Empirical evidence in electricity markets fails to demonstrate the existence of a significant and validly comparable price premium for longer-term contracts. One example is the result of the recent New Jersey basic generation service auctions. While the 3-year contracts cost consumers a bit more, this result in no way proves that 3-year contracts are more expensive than 1-year contracts. To make a true comparison, we would need to be able to compare a series of three 1-year contracts to one 3-year contract. In any case, if a price premium exists for longer contracts, the New Jersey results indicate that the price premium is small and is likely outweighed by the benefits (price stability) that parties receive through use of a laddered approach.
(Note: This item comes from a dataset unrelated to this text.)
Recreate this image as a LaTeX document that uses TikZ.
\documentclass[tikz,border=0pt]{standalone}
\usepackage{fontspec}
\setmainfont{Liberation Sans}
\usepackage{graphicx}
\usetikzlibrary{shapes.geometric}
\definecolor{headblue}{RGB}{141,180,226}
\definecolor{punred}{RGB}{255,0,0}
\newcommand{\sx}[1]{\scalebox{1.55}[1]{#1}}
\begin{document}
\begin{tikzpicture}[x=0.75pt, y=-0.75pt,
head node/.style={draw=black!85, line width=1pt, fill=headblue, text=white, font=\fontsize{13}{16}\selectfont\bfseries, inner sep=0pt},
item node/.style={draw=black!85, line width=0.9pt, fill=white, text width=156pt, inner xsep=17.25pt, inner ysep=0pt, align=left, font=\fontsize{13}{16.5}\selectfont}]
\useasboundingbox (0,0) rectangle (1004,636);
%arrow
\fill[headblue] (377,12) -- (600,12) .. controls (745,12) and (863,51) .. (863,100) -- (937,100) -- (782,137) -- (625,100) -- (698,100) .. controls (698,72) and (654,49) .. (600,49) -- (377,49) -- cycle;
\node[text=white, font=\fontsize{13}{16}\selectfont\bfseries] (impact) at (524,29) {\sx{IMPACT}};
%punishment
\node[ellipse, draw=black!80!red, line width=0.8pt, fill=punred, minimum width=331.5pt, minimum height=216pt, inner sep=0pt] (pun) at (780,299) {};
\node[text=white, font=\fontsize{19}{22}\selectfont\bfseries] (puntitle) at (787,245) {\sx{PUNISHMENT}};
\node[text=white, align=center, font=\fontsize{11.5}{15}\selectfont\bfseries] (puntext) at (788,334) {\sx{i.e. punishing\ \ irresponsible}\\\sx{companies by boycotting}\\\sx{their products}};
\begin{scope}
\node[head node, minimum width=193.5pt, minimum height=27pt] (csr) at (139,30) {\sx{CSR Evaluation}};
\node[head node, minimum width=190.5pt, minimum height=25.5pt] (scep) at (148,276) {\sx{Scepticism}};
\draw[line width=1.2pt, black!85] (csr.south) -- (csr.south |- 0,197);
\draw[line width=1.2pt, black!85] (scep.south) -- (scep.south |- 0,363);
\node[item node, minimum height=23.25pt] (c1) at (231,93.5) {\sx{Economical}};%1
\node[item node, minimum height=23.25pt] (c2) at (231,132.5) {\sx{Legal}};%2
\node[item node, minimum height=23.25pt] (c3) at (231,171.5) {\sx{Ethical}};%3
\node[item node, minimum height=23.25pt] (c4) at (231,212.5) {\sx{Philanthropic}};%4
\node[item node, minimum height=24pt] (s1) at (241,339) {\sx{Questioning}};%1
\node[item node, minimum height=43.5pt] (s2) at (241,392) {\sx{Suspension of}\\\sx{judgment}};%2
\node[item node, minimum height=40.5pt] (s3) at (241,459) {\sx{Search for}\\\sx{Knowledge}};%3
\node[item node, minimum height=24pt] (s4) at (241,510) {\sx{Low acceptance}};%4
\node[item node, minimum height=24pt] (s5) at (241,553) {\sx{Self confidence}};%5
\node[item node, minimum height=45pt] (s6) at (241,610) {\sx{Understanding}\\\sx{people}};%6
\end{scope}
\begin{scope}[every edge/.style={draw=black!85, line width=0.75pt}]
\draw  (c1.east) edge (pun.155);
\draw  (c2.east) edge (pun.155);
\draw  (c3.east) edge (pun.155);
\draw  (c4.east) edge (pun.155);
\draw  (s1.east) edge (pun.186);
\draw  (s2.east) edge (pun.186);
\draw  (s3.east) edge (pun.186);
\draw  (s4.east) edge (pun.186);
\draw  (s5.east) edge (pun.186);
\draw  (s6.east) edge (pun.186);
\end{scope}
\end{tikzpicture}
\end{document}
While customer migration risk is a legitimate concern in determining contract prices in the context of a default service auction, the prospects for significant residential switching in the next 5-year time frame are quite small. Furthermore, any risk that this might impose can be mitigated through the use of a laddered procurement approach, wherein for each year, only a fraction of the default service load is procured.

Endnotes

  1. Wellman, Allen C., "Hog Cash Contracts Advantages and Disadvantages," Nebraska Cooperative Extension NF 96-280, http://www.ianr.unl.edu/pubs/farmmgt/nf280.htm.
  2. Martha Neustadt of Intel Corporation's Materials Department. Personal communication, 5/21/2003.
  3. Market rules and definitions of capacity and ancillary products are a concern in this regard, but appear to be becoming more stable; electric energy as a commodity delivered to market is, for purposes of this discussion, reasonably stable in definition.
  4. Dyer, Jeffrey, "How Chrysler Created an American Keiretsu," , July-August, 1996, 42-56.
  5. http://story.news.yahoo.com/news?tmpl=story&cid=568&ncid=749&e=4&u=/nm/20040412/bs_nm/markets_coffee_prices_dc.
  6. In the rapidly evolving cellular phone market, discount offers that are conditional on a long-term contract may reflect the vendor's strategic expectations about competitive entry and not just the benefits of risk sharing. Buyers in such markets should obtain and use similar strategic intelligence.
  7. See, for example, William B. Marcus and Greg Ruszovan . JBS Energy, Inc. Dec. 5, 2000. This study analyzed the market price of electricity in the PJM region in order to determine the value of photovoltaic (PV) load reduction. The estimated value of PV load reduction during the on-peak hours during that summer season was over 27 cents/kWh in the PJM (4.8 times the market price calculated) and roughly 8.1 cents/kWh during summer mid-peak hours. PV's summer on-peak load reduction value may very well be equal to or exceed the levelized cost of electricity from PV panels. This effect is thought to be especially pronounced in unhedged markets.
  8. The 2003 auction contract lengths were 10 months and 34 months to permit synchronization with PJM's power planning periods.